Social embedding is like human relationships. When anonymous said "embrace infamy" it didn't meant "surrender", it meant "understand your hardcoded architecture and exploit it". Don't dream to be a pony.
Social embedding is like human relationships. You first find how much it sucks or not, and you solve it by scale. How much a virgin Mark Zuckerberg had to be to scale his site all over the world—just in case, right?
So you find your enough-numbers, what number of people raise your 30% or 40% or 20% "connection match" to workable, livable numbers. You build stuff that scales up to that. Going higher drives you crazy, so you gotta be careful with that too. Crazy in the bad sense, like a Sims 4 game in where your simoleons (Sim dollars) are infinite. Game loses its meaning and you drive yourself to the coffin. It is a science, what we are talking about, and needs to be carefully calibrated.
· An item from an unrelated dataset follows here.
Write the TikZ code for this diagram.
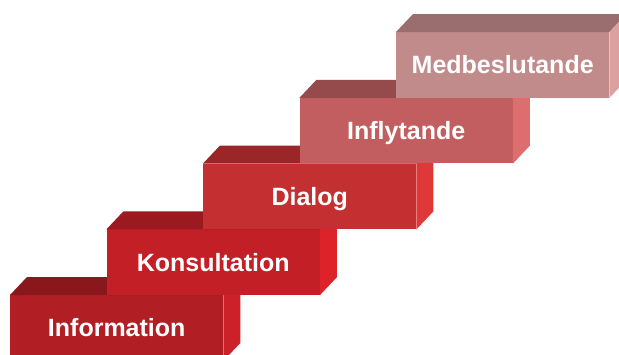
\documentclass[tikz,border=0pt]{standalone}
\usepackage{fontspec}
\setmainfont{Liberation Sans}
\definecolor{info-front}{HTML}{B11E24}
\definecolor{info-top}{HTML}{8A171B}
\definecolor{info-side}{HTML}{CC2128}
\definecolor{kons-front}{HTML}{C21F26}
\definecolor{kons-top}{HTML}{9A1A1F}
\definecolor{kons-side}{HTML}{DE2229}
\definecolor{dial-front}{HTML}{C42F31}
\definecolor{dial-top}{HTML}{9B2628}
\definecolor{dial-side}{HTML}{DF3839}
\definecolor{infl-front}{HTML}{C25E5F}
\definecolor{infl-top}{HTML}{954B4C}
\definecolor{infl-side}{HTML}{DE6D6D}
\definecolor{medb-front}{HTML}{C28B8B}
\definecolor{medb-top}{HTML}{9A6E6E}
\definecolor{medb-side}{HTML}{DCA0A0}
\tikzset{
  stepfront/.style={anchor=north west, minimum width=213pt, minimum height=65.5pt,
    inner sep=0pt, text=white, text height=17.9pt, text depth=0pt,
    font=\bfseries\fontsize{25}{25}\selectfont}
}
\begin{document}
\begin{tikzpicture}[x=1pt,y=-1pt]
\useasboundingbox (0,0) rectangle (619,354);
\clip (0,0) rectangle (619,354);
% steps from the lowest to the highest
\foreach \i/\name/\txt in {0/info/Information,1/kons/Konsultation,2/dial/Dialog,3/infl/Inflytande,4/medb/Medbeslutande}{
  \node[stepfront, fill=\name-front] (\name) at ({10+96.5*\i},{295-65.75*\i}) {\txt};
  \fill[\name-top] (\name.north west) -- ++(17,-18) -- ([shift={(17,-18)}]\name.north east) -- (\name.north east) -- cycle;
  \fill[\name-side] (\name.north east) -- ++(17,-18) -- ([shift={(17,-18)}]\name.south east) -- (\name.south east) -- cycle;
}
\end{tikzpicture}
\end{document}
So, you find the lucky number and build enough of an infrastructure to feed you just that.
Love is a consequence of the connection ratio you inherit. Infrastructure manipulates that, converts whatever ratio into common-enough instances of connection. Money is a consequence of the income ratio you inherit. I argue that you don't need to "earn more", just scale your baseline income until you earn as much as you need. People spend their lives "improving" on themselves in order to get the right partner. This should be avoided as pest. A better approach is to understand what your baseline is, and scale that until you get what you want. This way you are not changing, you are not deluding yourself. You are making inevitability do the work. It is you, just times a scalar.